Kedua, terdapat banyak provider telekomunikasi yang menyebabkan tidak adanya koordinasi diantaranya provider telekomunikasi tersebut. Masing-masing provider tentu memiliki rencana bisnis dan kebijakan yang berbeda-beda, sehingga tidak selamanya memiliki kesamaan wilayah pengembangan. Selain itu, persaingan antar provider juga menjadi hambatan dalam melakukan koordinasi tersebut karena penggunaan tiang bersama akan memberi jalan kepada provider lain untuk membuka pasar pada wilayah yang sama. Meskipun demikian, faktor efisiensi dalam pengadaan dan perawatan tiang dapat menjadi pintu masuk untuk melakukan koordinasi. Dapat dibayangkan seberapa besar efisiensi yang dapat dicapai apabila terdapat ribuan tiang yang dipergunakan bersama.
Ketiga, tidak adanya rencana jangka panjang penyediaan infrastruktur baik dari penyedia maupun dari pemegang kebijakan. Di wilayah yang relatif berkembang secara ekonomi, peran operator relatif lebih dominan dalam penyediaan infrastruktur karena besarnya potensi keuntungan yang dapat diperoleh. Dalam rencana bisnis, semestinya telah dapat diprediksi besaran demand dari wilayah layanan, sehingga dapat diprediksi kebutuhan tiang di masa mendatang.
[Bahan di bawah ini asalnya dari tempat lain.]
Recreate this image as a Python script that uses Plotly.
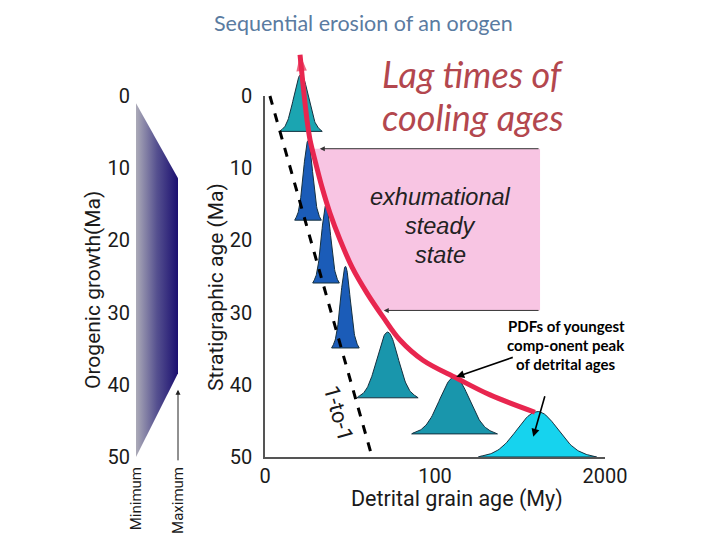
import numpy as np
import plotly.graph_objects as go

# ---------------- data ----------------
# Orogenic growth envelope (Ma) for minimum -> maximum extent
growth_age = [1.0, 11.4, 38.4, 50.0]
growth_extent = [0.0, 1.0, 1.0, 0.0]   # 0 = Minimum, 1 = Maximum

# PDFs of youngest component peak of detrital ages
pdf_peak_age = [21.2, 25.3, 35.9, 47.3, 72.1, 111.5, 160.3]     # grain age (axis units)
pdf_strat_age = [4.9, 17.2, 25.9, 34.9, 41.8, 46.8, 50.0]       # stratigraphic age (Ma)
pdf_sigma = [4.3, 2.7, 2.7, 2.8, 6.2, 8.7, 12.0]
pdf_height = [7.9, 11.0, 10.8, 11.3, 9.1, 7.9, 6.3]
pdf_color = ["#1ba5b1", "#1b5cb8", "#1b5cb8", "#1b5cb8", "#1996ac", "#1996ac", "#16d3ee"]

# Lag-time curve (grain age vs stratigraphic age), bottom -> top
lag_grain_age = [158.8, 132.4, 112.9, 92.9, 79.4, 69.4, 60.0, 51.2, 44.1, 38.2, 33.5,
                 29.4, 26.5, 24.7, 22.4, 20.6]
lag_strat_age = [43.8, 41.4, 39.1, 36.6, 33.8, 30.6, 27.3, 23.7, 19.9, 16.2, 12.6,
                 8.9, 6.1, 3.3, -1.5, -5.7]

# 1-to-1 line
one_to_one_x = [2.9, 63.0]
one_to_one_y = [0.0, 50.0]

# Exhumational steady state box
ess_top, ess_bottom, ess_right = 7.3, 29.7, 161.8

# axis ticks
x_tickvals = [0, 100, 200]
x_ticktext = ["0", "100", "2000"]
y_tickvals = [0, 10, 20, 30, 40, 50]

# ---------------- layout helpers ----------------
W, H = 720, 540
OFF = 8                      # page offset of the plot div (body margin)
X0_PX, XS = 265.0, 1.7      # page px of grain age 0, px per unit
Y0_PX, YS = 96.0, 7.22      # page px of strat age 0, px per Ma


def px2x(p):
    return (p - X0_PX) / XS


def py2y(p):
    return (p - Y0_PX) / YS


def pxf(p):
    return (p - OFF) / W


def pyf(p):
    return 1 - (p - OFF) / H


AX_FONT = dict(family="Roboto", size=20, color="#1a1a1a")

fig = go.Figure()

# --- exhumational steady-state pink region (bounded by the lag curve) ---
cy = np.array(lag_strat_age[::-1])
cx = np.array(lag_grain_age[::-1])
x_top = float(np.interp(ess_top, cy, cx))
x_bot = float(np.interp(ess_bottom, cy, cx))
inside = (cy > ess_top) & (cy < ess_bottom)
poly_x = [ess_right, x_top] + list(cx[inside]) + [x_bot, ess_right, ess_right]
poly_y = [ess_top, ess_top] + list(cy[inside]) + [ess_bottom, ess_bottom, ess_top]
fig.add_trace(go.Scatter(x=poly_x, y=poly_y, fill="toself", fillcolor="#f8c5e3",
                         line=dict(width=0), mode="lines", hoverinfo="skip",
                         showlegend=False, xaxis="x", yaxis="y"))

# --- PDFs ---
for mu, base, sig, h, col in zip(pdf_peak_age, pdf_strat_age, pdf_sigma, pdf_height, pdf_color):
    z = np.linspace(-2.9, 2.9, 80)
    xs = mu + z * sig
    ys = base - h * np.exp(-0.5 * z ** 2)
    xs = np.concatenate([xs, [xs[0]]])
    ys = np.concatenate([ys, [base]])
    ys[0] = base
    ys[-2] = base
    fig.add_trace(go.Scatter(x=xs, y=ys, fill="toself", fillcolor=col, mode="lines",
                             line=dict(color="#15303f", width=1), hoverinfo="skip",
                             showlegend=False, xaxis="x", yaxis="y"))

# --- 1-to-1 dashed line ---
fig.add_trace(go.Scatter(x=one_to_one_x, y=one_to_one_y, mode="lines",
                         line=dict(color="black", width=3, dash="dash"),
                         showlegend=False, hoverinfo="skip", xaxis="x", yaxis="y"))

# --- lag curve with arrow ---
n = len(lag_grain_age)
fig.add_trace(go.Scatter(x=lag_grain_age, y=lag_strat_age, mode="lines+markers",
                         line=dict(color="#e8264f", width=5, shape="spline"),
                         marker=dict(symbol="arrow", angleref="previous",
                                     size=[0] * (n - 1) + [17], color="#e8264f",
                                     line=dict(width=0)),
                         showlegend=False, hoverinfo="skip", xaxis="x", yaxis="y"))

# --- visible stratigraphic axes (no data) ---
fig.add_trace(go.Scatter(x=[None], y=[None], xaxis="x2", yaxis="y2", showlegend=False))

# --- orogenic growth panel ---
gx = list(growth_extent) + [growth_extent[0]]
gy = list(growth_age) + [growth_age[0]]
fig.add_trace(go.Scatter(x=gx, y=gy, fill="toself", mode="lines", line=dict(width=0),
                         fillgradient=dict(type="horizontal",
                                           colorscale=[[0, "#acabb8"], [0.5, "#55508f"], [1, "#1b0f70"]]),
                         hoverinfo="skip", showlegend=False, xaxis="x3", yaxis="y3"))

fig.update_layout(
    template="none",
    width=W, height=H, margin=dict(l=0, r=0, t=0, b=0, pad=0, autoexpand=False),
    paper_bgcolor="white", plot_bgcolor="rgba(0,0,0,0)", showlegend=False,
    xaxis=dict(domain=[0, 1], range=[px2x(OFF), px2x(OFF + W)], visible=False, anchor="y", automargin=False),
    yaxis=dict(domain=[0, 1], range=[py2y(OFF + H), py2y(OFF)], visible=False, anchor="x", automargin=False),
    xaxis2=dict(domain=[pxf(X0_PX), pxf(X0_PX + 200 * XS)], range=[0, 200], anchor="y2",
                showline=True, linecolor="#555", linewidth=1.5, showgrid=False, zeroline=False,
                tickvals=x_tickvals, ticktext=x_ticktext, ticks="", tickfont=AX_FONT,
                ticklabelstandoff=0, automargin=False),
    yaxis2=dict(domain=[pyf(Y0_PX + 50 * YS), pyf(Y0_PX)], range=[50, 0], anchor="x2",
                showline=True, linecolor="#555", linewidth=1.5, showgrid=False, zeroline=False,
                tickvals=y_tickvals, ticks="", tickfont=AX_FONT, ticklabelstandoff=7, automargin=False),
    xaxis3=dict(domain=[pxf(136), pxf(178)], range=[0, 1], anchor="y3",
                showline=False, showgrid=False, zeroline=False,
                tickvals=[0, 1], ticktext=["Minimum", "Maximum"], tickangle=-90, ticks="",
                tickfont=dict(family="Roboto", size=15, color="#1a1a1a"), ticklabelstandoff=6,
                automargin=False),
    yaxis3=dict(domain=[pyf(Y0_PX + 50 * YS), pyf(Y0_PX)], range=[50, 0], anchor="x3",
                showline=False, showgrid=False, zeroline=False,
                tickvals=y_tickvals, ticks="", tickfont=AX_FONT, ticklabelstandoff=5, automargin=False),
)


def label(text, x, y, size, family="Roboto", color="#1a1a1a", angle=0, yanchor="middle", **fkw):
    return dict(text=text, x=pxf(x), y=pyf(y), xref="paper", yref="paper",
                xanchor="center", yanchor=yanchor, showarrow=False, textangle=angle, borderpad=0,
                font=dict(family=family, size=size, color=color, **fkw))


ann = []
ann.append(label("Sequential erosion of an orogen", 363, OFF + 1, 21.5, "Lato", "#5a7ba1", yanchor="top"))
ann.append(label("Lag times of", 473, 74, 36, "Lato", "#b3474e", style="italic"))
ann.append(label("cooling ages", 473, 117, 36, "Lato", "#b3474e", style="italic"))
ann.append(label("exhumational", 440, 197, 23.5, "Liberation Sans", "#222", style="italic"))
ann.append(label("steady", 440, 226, 23.5, "Liberation Sans", "#222", style="italic"))
ann.append(label("state", 440, 255, 23.5, "Liberation Sans", "#222", style="italic"))
ann.append(label("PDFs of youngest", 566, 326, 15, "Lato", "black", weight="bold"))
ann.append(label("comp-onent peak", 566, 345, 15, "Lato", "black", weight="bold"))
ann.append(label("of detrital ages", 566, 364, 15, "Lato", "black", weight="bold"))
ann.append(label("Stratigraphic age (Ma)", 216, 287, 21, angle=-90))
ann.append(label("Orogenic growth(Ma)", 93, 290, 21, angle=-90))
ann.append(label("Detrital grain age (My)", 457, 499, 21.5))
ann.append(label("1-to-1", 339, 413, 22, angle=74))

# arrows
ann.append(dict(x=x_top + 4.5, y=ess_top, xref="x", yref="y", ax=ess_right, ay=ess_top, axref="x", ayref="y",
                showarrow=True, arrowhead=2, arrowsize=1, arrowwidth=1, arrowcolor="#333", text=""))
ann.append(dict(x=x_bot + 3, y=ess_bottom, xref="x", yref="y", ax=ess_right, ay=ess_bottom, axref="x", ayref="y",
                showarrow=True, arrowhead=2, arrowsize=1, arrowwidth=1, arrowcolor="#333", text=""))
ann.append(dict(x=pdf_peak_age[5] + 1, y=pdf_strat_age[5] - pdf_height[5], xref="x", yref="y", ax=58, ay=-20,
                showarrow=True, arrowhead=2, arrowsize=1, arrowwidth=1.6, arrowcolor="black", text=""))
ann.append(dict(x=pdf_peak_age[6] - 2.5, y=pdf_strat_age[6] - 2.8, xref="x", yref="y", ax=12, ay=-42,
                showarrow=True, arrowhead=2, arrowsize=1, arrowwidth=1.6, arrowcolor="black", text=""))
ann.append(dict(x=1, y=40.7, xref="x3", yref="y3", ax=0, ay=72,
                showarrow=True, arrowhead=2, arrowsize=1, arrowwidth=1, arrowcolor="#222", text=""))
fig.update_layout(annotations=ann)

fig.write_html("out.html")
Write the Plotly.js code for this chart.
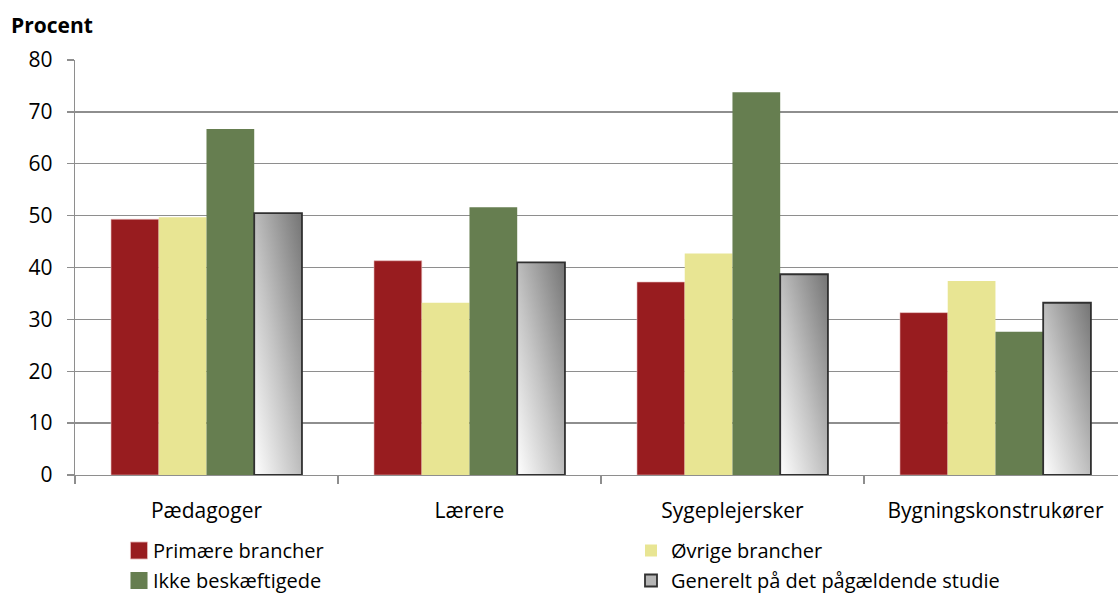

Dimensi pembangunan tiang diharapkan dapat mengikuti proyeksi demand tersebut, sehingga mencegah perlunya pendirian tiang baru dengan adanya pertumbuhan demand di masa mendatang.
Penggunaan tiang bersama pada provider telekomunikasi telah dipergunakan secara luas di berbagai negara. Penggunaan tiang maupun kanal kabel bersama telah dipergunakan secara luas sejak 2008 di Italia. Kajian Booz Allen Hamilton Inc tahun 2007 menunjukkan faktor sukses penerapan tersebut ditentukan oleh upaya bersama antara operator dan regulator. Operator perlu mengkalkulasi manfaat finansial dari berbagi infrastruktur yang dimiliki, sementara regulator perlu mengembangkan kebijakan berbasis insentif untuk mengembangkan perjanjian berbagi pada level permainan yang setara. Ada banyak kasus di mana operator dapat mengidentifikasi manfaat finansial sehingga mengadopsi perjanjian pembagian infrastruktur secara mandiri. Namun demikian, dalam kasus lain, intervensi peraturan diperlukan untuk mendorong penggunaan infrastruktur secara bersama. Peraturan tersebut mencakup empat dimensi, yaitu penetapan peraturan, penetapan harga, perlindungan terhadap penerapan peraturan (regulatory safeguards), dan penegakan kebijakan.
Referensi tersebut dapat menjadi acuan replikasi kisah sukses di berbagai negara mengenai penggunaan infrastruktur secara bersama.
(Artikel ini telah dimuat di koran Kedaulatan Rakyat Jumat, 24 Maret 2023).